The Mastersons’ buoyant Good Luck Charm frequently fortifies deep-browed songwriting with a power-pop backdrop. Based in Austin, Texas, the married duo Chris Masterson and Eleanor Whitmore spoke with CMT Edge about local inspiration, collaborating with a spouse and their excellent new album.
“We wrote it on the road last year while we were touring Steve Earle’s record The Low Highway,” Masterson says. “We were opening the shows and playing with his band and any spare minute we were hidden out in a dressing room with a tape recorder trying to come up with tunes.”
CMT Edge: Explain the album title.
Whitmore: We were home off the road for a couple days in June last year, and it happened to be during a special session up at the [Texas] Capitol. We were watching Facebook and Twitter and getting texts from friends and all of our people were assembling there. We went up and watched [Senator] Wendy Davis’ filibuster, and it was really an exciting time in our community, seeing so many people banding together at the capitol for a civil reason.
Masterson: I came home and heard these verses that Eleanor had written, and I just had the title “Good Luck Charm” banging around. I mean, I came up with the chorus really fast. We didn’t spend 15 minutes on it. The sentiment is that regardless of what your beliefs are, it takes everyone to speak up to facilitate any change. It was really powerful to be around everyone. In these interesting times we live in, I think everyone could use a good luck charm.
Whitmore: It really is meant to be more galvanizing than polarizing. When you get together with people and talk face to face, I think you’d be surprised at how much you can agree on.
Masterson: I think that’s what music should do. It shouldn’t be a black-and-white thing. There should be a common ground and a coming together. That’s what we hope anyway.
The phrase “good luck charm” comes up again in “I Found You.” Coincidental?
Masterson: We were sitting in a dressing room in Massey Hall in Toronto when we wrote “I Found You.” When we were writing that one, it was kind of cool to bring that back.
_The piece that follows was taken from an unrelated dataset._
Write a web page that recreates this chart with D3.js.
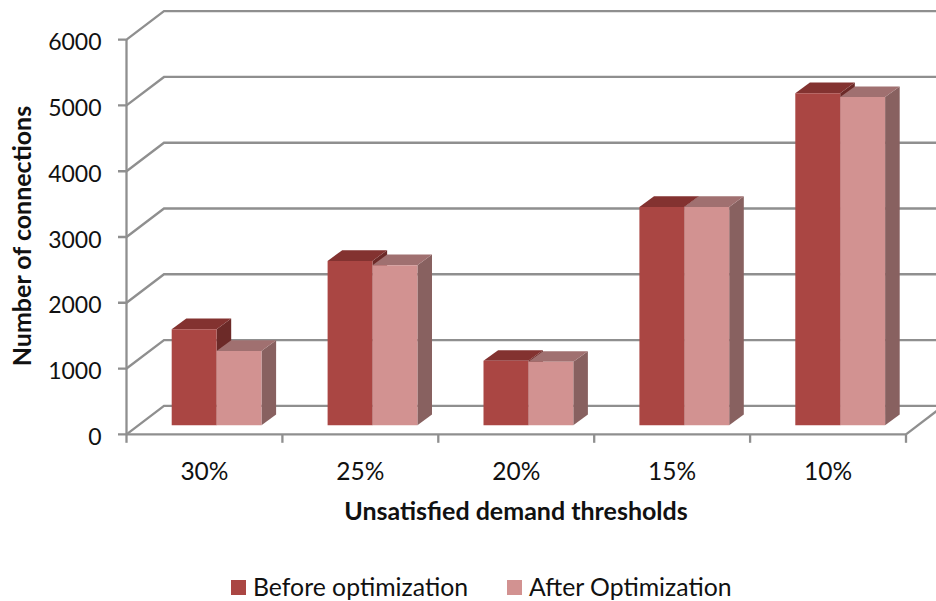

I don’t know stylistically what we were thinking, but we knew that was going to be the album title.
Tell the story behind writing “Anywhere but Here.”
Masterson: That’s the only older song I’d written in the lot. Years ago, probably four or five, my friend Adam Levy, a great guitarist, had this email list where someone would throw out a title on Thursday and you’d have to write and record a song with that title and post on the list by Sunday. So, it was just a writing exercise. Sometimes people turn in goofy songs because the title’s so abstract that you’re painted into a corner. Every now and then, you get a cool song.
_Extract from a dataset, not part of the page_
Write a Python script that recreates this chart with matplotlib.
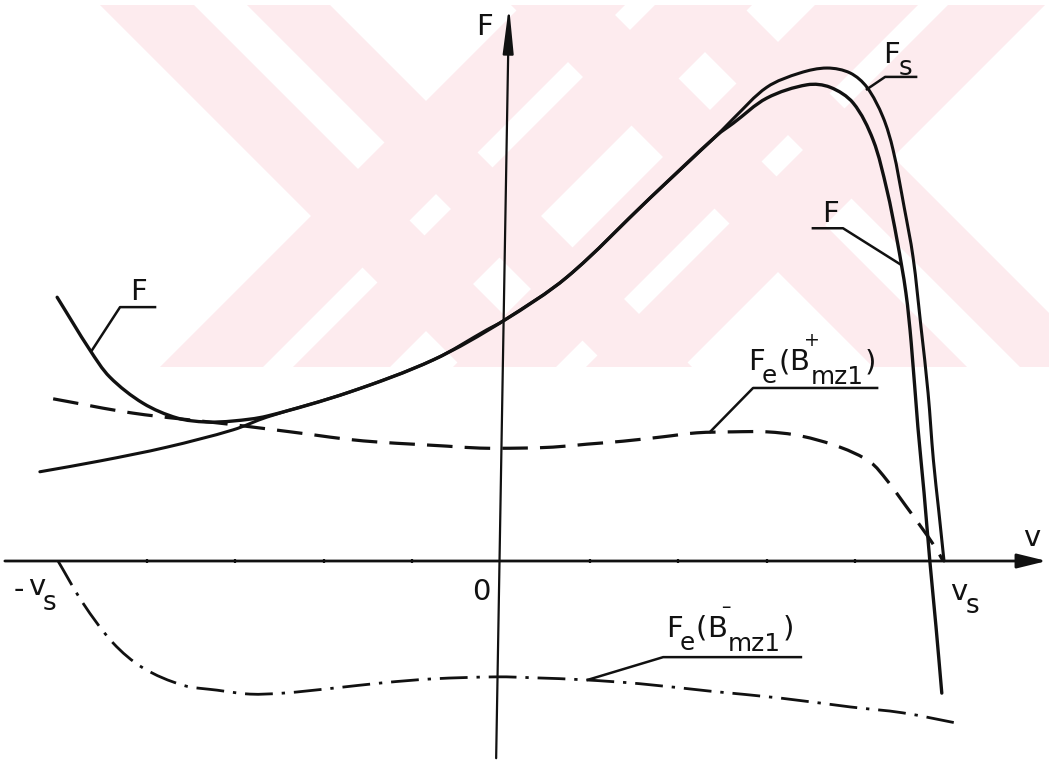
import numpy as np
import matplotlib
matplotlib.use("Agg")
import matplotlib.pyplot as plt
from matplotlib.path import Path
from matplotlib.patches import PathPatch, Polygon, Rectangle

plt.rcParams["font.family"] = ["DejaVu Sans"]

# velocity in units of v_s, force in units of the peak of F_s
v_Fs = [-1.041, -0.905, -0.754, -0.605, -0.528, -0.341, -0.153, -0.032, 0.005,
        0.149, 0.336, 0.488, 0.524, 0.600, 0.675, 0.736, 0.788, 0.826, 0.862,
        0.885, 0.910, 0.930, 0.948, 0.964, 0.976, 0.988, 1.000]
F_Fs = [0.181, 0.203, 0.231, 0.266, 0.292, 0.343, 0.408, 0.469, 0.487,
        0.576, 0.736, 0.864, 0.897, 0.961, 0.990, 1.000, 0.990, 0.961, 0.901,
        0.834, 0.718, 0.617, 0.475, 0.341, 0.205, 0.103, 0.000]

v_F = [-1.002, -0.928, -0.883, -0.808, -0.731, -0.666, -0.605, -0.528, -0.341,
       -0.153, 0.005, 0.149, 0.336, 0.488, 0.524, 0.600, 0.691, 0.743, 0.795,
       0.840, 0.871, 0.894, 0.914, 0.926, 0.941, 0.955, 0.968, 0.982, 0.995]
F_F = [0.535, 0.428, 0.373, 0.320, 0.290, 0.282, 0.284, 0.294, 0.343,
       0.408, 0.487, 0.576, 0.736, 0.864, 0.888, 0.939, 0.966, 0.961, 0.929,
       0.854, 0.753, 0.651, 0.544, 0.442, 0.272, 0.138, 0.000, -0.134, -0.268]

v_Fe_plus = [-1.011, -0.831, -0.619, -0.528, -0.424, -0.348, -0.273, -0.199,
             -0.122, -0.047, 0.043, 0.117, 0.194, 0.275, 0.366, 0.442, 0.524,
             0.600, 0.675, 0.765, 0.833, 0.871, 0.912, 0.950, 0.980, 0.998]
F_Fe_plus = [0.329, 0.300, 0.278, 0.268, 0.256, 0.247, 0.241, 0.237,
             0.233, 0.229, 0.229, 0.231, 0.237, 0.243, 0.252, 0.260, 0.262,
             0.262, 0.254, 0.231, 0.201, 0.164, 0.114, 0.067, 0.028, 0.000]

v_Fe_minus = [-1.000, -0.944, -0.876, -0.808, -0.718, -0.641, -0.567, -0.492,
              -0.379, -0.266, -0.153, -0.009, 0.077, 0.187, 0.314, 0.472,
              0.630, 0.788, 0.907, 1.041]
F_Fe_minus = [0.000, -0.085, -0.166, -0.217, -0.252, -0.262, -0.270, -0.268,
              -0.258, -0.247, -0.239, -0.235, -0.237, -0.241, -0.249, -0.264,
              -0.278, -0.296, -0.308, -0.331]

tick_v = [-0.8, -0.6, -0.4, -0.2, 0.2, 0.4, 0.6, 0.8]

W, H = 1049, 761
fig = plt.figure(figsize=(W / 100, H / 100), dpi=100)

# pale striped emblem behind the drawing, in pixel units (y downwards)
bg = fig.add_axes([0, 0, 1, 1])
bg.set_xlim(0, W)
bg.set_ylim(H, 0)
bg.axis("off")
pink = "#fdebee"
clip = Rectangle((98, 5), W - 98, 362, transform=bg.transData)
# strips of the two crossed bands of each emblem letter:
# (direction, lower offset, upper offset) for lines x - y = c or x + y = c
strips = [("\\", 95, 189), ("\\", 242, 325), ("/", 527, 630), ("/", 660, 757)]
for dx, dy in [(0, 0), (352, -59)]:
    for kind, c0, c1 in strips:
        if kind == "\\":
            a, b = c0 + dx - dy, c1 + dx - dy
            poly = [(a - 100, -100), (b - 100, -100), (b + 900, 900),
                    (a + 900, 900)]
        else:
            a, b = c0 + dx + dy, c1 + dx + dy
            poly = [(a + 100, -100), (b + 100, -100), (b - 900, 900),
                    (a - 900, 900)]
        p = Polygon(poly, closed=True, facecolor=pink, edgecolor="none")
        bg.add_patch(p)
        p.set_clip_path(clip)

ax = fig.add_axes([0, 0, 1, 1])
ax.set_xlim(-1.131, 1.237)
ax.set_ylim(-0.4057, 1.138)
ax.axis("off")
ax.patch.set_alpha(0)

ink = "#111111"
SCALE = np.array([443.0, 493.0])   # screen pixels per data unit (v, F)


def smooth_path(xs, ys):
    """Chord-length Catmull-Rom curve through the given points."""
    P = np.column_stack([xs, ys]) * SCALE
    d = np.linalg.norm(np.diff(P, axis=0), axis=1)
    m = np.zeros_like(P)
    m[0] = (P[1] - P[0]) / d[0]
    m[-1] = (P[-1] - P[-2]) / d[-1]
    for i in range(1, len(P) - 1):
        m[i] = (P[i + 1] - P[i - 1]) / (d[i - 1] + d[i])
    verts, codes = [P[0]], [Path.MOVETO]
    for i in range(len(P) - 1):
        verts += [P[i] + m[i] * d[i] / 3, P[i + 1] - m[i + 1] * d[i] / 3,
                  P[i + 1]]
        codes += [Path.CURVE4] * 3
    return Path(np.array(verts) / SCALE, codes)


def draw_curve(xs, ys, **kw):
    ax.add_patch(PathPatch(smooth_path(xs, ys), fill=False, color=ink,
                           joinstyle="round", **kw))


# coordinate axes
ax.annotate("", xy=(1.232, 0.0), xytext=(-1.120, 0.0),
            arrowprops=dict(arrowstyle="-|>,head_length=0.9,head_width=0.22",
                            lw=2.0, color=ink, shrinkA=0, shrinkB=0,
                            mutation_scale=20))
ax.annotate("", xy=(0.018, 1.126), xytext=(-0.011, -0.400),
            arrowprops=dict(arrowstyle="-|>,head_length=1.4,head_width=0.16",
                            lw=1.6, color=ink, shrinkA=0, shrinkB=0,
                            mutation_scale=20))
ax.plot(tick_v, [0] * len(tick_v), ls="none", marker="|", ms=3, mew=1.6,
        color=ink)

# curves
draw_curve(v_Fs, F_Fs, lw=2.2, capstyle="round")
draw_curve(v_F, F_F, lw=2.4, capstyle="round")
draw_curve(v_Fe_plus, F_Fe_plus, lw=2.3, ls=(0, (8, 3.8)), capstyle="butt")
draw_curve(v_Fe_minus, F_Fe_minus, lw=2.0, ls=(0, (10, 3.2, 1.2, 3.2)),
           capstyle="butt")

# leader lines
lead = dict(color=ink, lw=1.8)
ax.plot([0.826, 0.867, 0.937], [0.957, 0.982, 0.982], **lead)
ax.plot([-0.923, -0.860, -0.781], [0.428, 0.515, 0.515], **lead)
ax.plot([0.901, 0.772, 0.704], [0.602, 0.675, 0.675], **lead)
ax.plot([0.472, 0.569, 0.849], [0.262, 0.351, 0.351], **lead)
ax.plot([0.196, 0.366, 0.677], [-0.241, -0.195, -0.195], **lead)

# labels
fs = 21
renderer = fig.canvas.get_renderer()


def lettering(x, y, runs):
    """Hand-lettered label: runs of (text, rise px, size factor, kern px,
    advance) placed one after another from a baseline anchor."""
    xoff = 0.0
    for text, rise, size, kern, advance in runs:
        t = ax.annotate(text, (x, y), xytext=(xoff + kern, rise),
                        textcoords="offset pixels", fontsize=fs * size,
                        ha="left", va="baseline", color=ink)
        if advance:
            xoff += kern + t.get_window_extent(renderer).width


ax.text(-0.038, 1.083, "F", fontsize=fs, ha="center", va="center", color=ink)
ax.text(1.199, 0.047, "v", fontsize=fs, ha="center", va="center", color=ink)
ax.text(-0.045, -0.063, "0", fontsize=fs, ha="center", va="center", color=ink)
ax.text(-1.088, -0.058, "-", fontsize=fs, ha="center", va="center", color=ink)
ax.text(-0.837, 0.529, "F", fontsize=fs, ha="left", va="baseline", color=ink)
ax.text(0.725, 0.688, "F", fontsize=fs, ha="left", va="baseline", color=ink)

lettering(-1.067, -0.069, [("v", 0, 1, 0, True), ("s", -15, 0.9, -3, True)])
lettering(1.014, -0.079, [("v", 0, 1, 0, True), ("s", -13, 0.9, -2, True)])
lettering(0.862, 1.010, [("F", 0, 1, 0, True), ("s", -12, 0.9, -1, True)])
for x0, y0, sign in [(0.558, 0.387, "+"), (0.372, -0.154, "\u2013")]:
    lettering(x0, y0, [("F", 0, 1, 0, True), ("e", -13, 0.85, -3, True),
                       ("(", 0, 1, 1, True), ("B", 0, 1, 0, True),
                       (sign, 24, 0.65, -6, False),
                       ("mz1", -14, 0.85, 1, True), (")", 0, 1, 1, True)])

fig.savefig("out.png", dpi=100)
Whitmore: It was in the batch for the last record, but it didn’t fit with those songs. It’s kind of cool on this record. The chord structure is really Brit pop in a way that fits with the rest of the songs in the record. On the flip side, it’s definitely a different color or tone. It’s the one song I play fiddle on. I think that adds something to the arc.
I love that you guys left in the barking dog.
Masterson: That’s our dog. She was at the studio the whole time we made the record. She’s normally really quiet and was at our feet the whole time.
Whitmore: Yeah, she’s well-behaved, but I know what to do to agitate her. I was in there doing the vocal harmonies, and she was in there and I got her wound up. (laughs) She had really good timing.
Describe each other’s greatest strengths as songwriters.
Masterson: You know, it’s so weird. The first time we wrote together, Eleanor said something and my response was, “Well, that’s a little pedestrian.” She got really mad at me and stormed out. That was eight years ago. Now, we really complement each other.
Whitmore: I think we’re both a tough room. We’ve learned how to be more civil to each other, but it’s good because I think we can both critique each line or melody and make it the best that it can be.
Masterson: We can really dot each other’s i’s and cross each other’s t’s. Eleanor has these great verses and I’m like, “Oh yeah, I have that chorus. That was effortless.” Not all are that effortless, like “Cautionary Tale” was a melody that Eleanor had floating around for ages and I had that title written in a notebook. I love the concept of a cautionary tale, but that one took a few years until it finally came out in a hotel one day in Sweden.
Yeah, it’s hard to tell who brings what anymore. I can’t tell where one person’s contributions stop and the other’s begins.
What songwriters do you draw from?
Masterson: It’s a really wide swing for us. I like Ray Davies as much as I like Ray Price. Coming up in Texas, there’s that whole fold to draw from and it’s abundant. I wouldn’t be the guitar player or songwriter I am without growing up in Texas, but then you cross the pond and listen to the Kinks and the Zombies and the Beatles. I love Faces and Crowded House.
Whitmore: Jackson Browne
Masterson: Yeah, and people relate differently. We go to Spain and they call us power-pop, and they talk about us like they talk about Matthew Sweet and the Jayhawks. You go to the UK and they treat it like a folk record. In Australia, they call it alt-country. I’m not much for labels. I just want to make some music and see what happens.